弁護士会照会を行う場合は、相手が所有している銀行が分かっている必要があります。また、金融機関によっては弁護士照会に応じるかどうかを判断するガイドラインを設けている場合がありますので、注意が必要です。
さらにこの方法は、弁護士が行う手続きであり、裁判所を通じた手続きではないため法的拘束力はありません。
調査嘱託を申し立てる
調査嘱託とは、裁判所を通じて金融機関などの公私の団体に対して文書の送付や調査事項への回答を求める手続きです。
調査嘱託は、弁護士照会と比べて申立てに応じてくれやすいでしょう。しかし、相手(配偶者)が所有する銀行口座の銀行名だけでなく支店名も知っている必要があります。
財産分与により税金は発生する?
財産分与では、贈与税などの税金は原則として発生しません。これは、夫婦の財産関係の精算や離婚後の生活保障のための給付を受けたものと考えられるためです。
以下のいずれかに当てはまる場合には贈与税がかかります。
- 分与された財産の額が多過すぎる場合
- 離婚が贈与税や相続税を免れるために行われたと判断される場合
1の場合は、多過ぎる部分に対して贈与税がかかり、2の場合は、離婚によりもらった財産全てに贈与税がかかります。
しかし、財産分与により不動産を受け取った場合には、登録免許税や不動産所得税、固定資産税が発生します。
財産分与は放棄できる?
何らかの理由で財産分与の請求を放棄したいと思った場合は、財産分与を請求する権利を放棄することができます。
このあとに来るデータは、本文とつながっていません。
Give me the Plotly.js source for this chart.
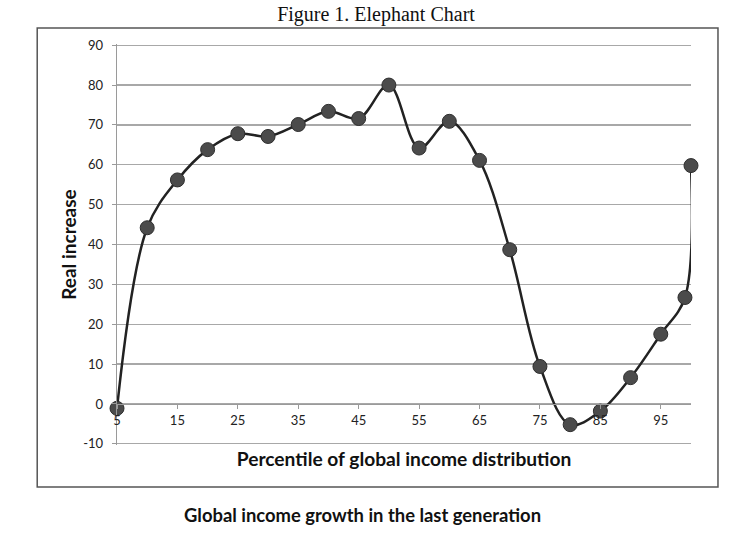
<!DOCTYPE html>
<html>
<head>
<meta charset="utf-8">
<script src="https://cdn.plot.ly/plotly-3.0.1.min.js"></script>
<style>html,body{margin:0;padding:0;background:#fff;}#chart{width:752px;height:534px;}</style>
</head>
<body>
<div id="chart"></div>
<script>
// Data
const percentiles = [5, 10, 15, 20, 25, 30, 35, 40, 45, 50, 55, 60, 65, 70, 75, 80, 85, 90, 95, 99, 100];
const realIncrease = [-1.1, 44.2, 56.2, 63.8, 67.8, 67.1, 70.1, 73.4, 71.6, 80.0, 64.2, 70.9, 61.1, 38.7, 9.4, -5.2, -1.8, 6.6, 17.5, 26.7, 59.8];
const xTicks = [5, 15, 25, 35, 45, 55, 65, 75, 85, 95];
const yTicks = [-10, 0, 10, 20, 30, 40, 50, 60, 70, 80, 90];

const chartTitle = 'Figure 1. Elephant Chart';
const xTitle = 'Percentile of global income distribution';
const yTitle = 'Real increase';
const caption = 'Global income growth in the last generation';

const sans = 'Lato, "Open Sans", sans-serif';

const trace = {
  x: percentiles,
  y: realIncrease,
  type: 'scatter',
  mode: 'lines+markers',
  line: {shape: 'spline', smoothing: 1, color: '#222222', width: 2.5},
  marker: {size: 14, color: '#4b4b4b', line: {color: '#2e2e2e', width: 1}},
  hoverinfo: 'skip',
  cliponaxis: false
};

const layout = {
  width: 752,
  height: 534,
  margin: {l: 117, r: 61, t: 44, b: 89},
  paper_bgcolor: '#ffffff',
  plot_bgcolor: '#ffffff',
  showlegend: false,
  title: {
    text: chartTitle,
    font: {family: '"Liberation Serif", "Times New Roman", serif', size: 20, color: '#111'},
    xref: 'container', x: 0.5, xanchor: 'center',
    yref: 'container', y: 0.973, yanchor: 'middle'
  },
  xaxis: {
    range: [5, 100],
    tickmode: 'array',
    tickvals: xTicks,
    ticktext: xTicks.map(String),
    showgrid: false,
    zeroline: false,
    showline: true,
    linecolor: '#9a9a9a',
    linewidth: 1.3,
    ticks: 'outside',
    ticklen: 4,
    tickcolor: '#9a9a9a',
    tickfont: {family: sans, size: 13, color: '#222'},
    anchor: 'free',
    position: 0.1024,
    title: {text: xTitle, font: {family: sans, size: 19.2, color: '#111', weight: 'bold'}, standoff: 25},
    automargin: false
  },
  yaxis: {
    range: [-10.3, 90.3],
    tickmode: 'array',
    tickvals: yTicks,
    ticktext: yTicks.map(String),
    showgrid: true,
    gridcolor: '#a8a8a8',
    gridwidth: 1.3,
    zeroline: false,
    showline: true,
    linecolor: '#9a9a9a',
    linewidth: 1.3,
    ticks: 'outside',
    ticklen: 4,
    tickcolor: '#9a9a9a',
    ticklabelstandoff: 6,
    tickfont: {family: sans, size: 13, color: '#222'},
    title: {text: yTitle, font: {family: sans, size: 19, color: '#111', weight: 'bold'}, standoff: 1},
    automargin: false
  },
  shapes: [{
    type: 'rect', xref: 'paper', yref: 'paper',
    x0: -0.139, x1: 1.047, y0: -0.1047, y1: 1.04,
    line: {color: '#555555', width: 1.5},
    fillcolor: 'rgba(0,0,0,0)',
    layer: 'below'
  }],
  annotations: [{
    text: caption,
    xref: 'paper', yref: 'paper',
    x: 0.427, y: -0.1746,
    xanchor: 'center', yanchor: 'middle',
    showarrow: false,
    font: {family: sans, size: 18.4, color: '#111', weight: 'bold'}
  }]
};

Plotly.newPlot('chart', [trace], layout, {staticPlot: true, displayModeBar: false});
</script>
</body>
</html>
しかし、相手方が強制することはできません。相手方や第三者からの圧力による権利の放棄は無効となります。
財産分与を請求する権利を放棄するのは自由ですが、一度放棄してしまうと、再度財産分与を求めることができませんので注意が必要です。
しかし、下記のようなケースの場合は財産分与の放棄をすべきです。
- 離婚を早く成立させたい
- 離婚交渉の材料に使える
- 借金を分与される可能性がある
財産分与請求権の放棄は、口頭でも成立します。ですが、後に相手方とトラブルが発生する可能性もあるため、書面に残しておいた方が安心です。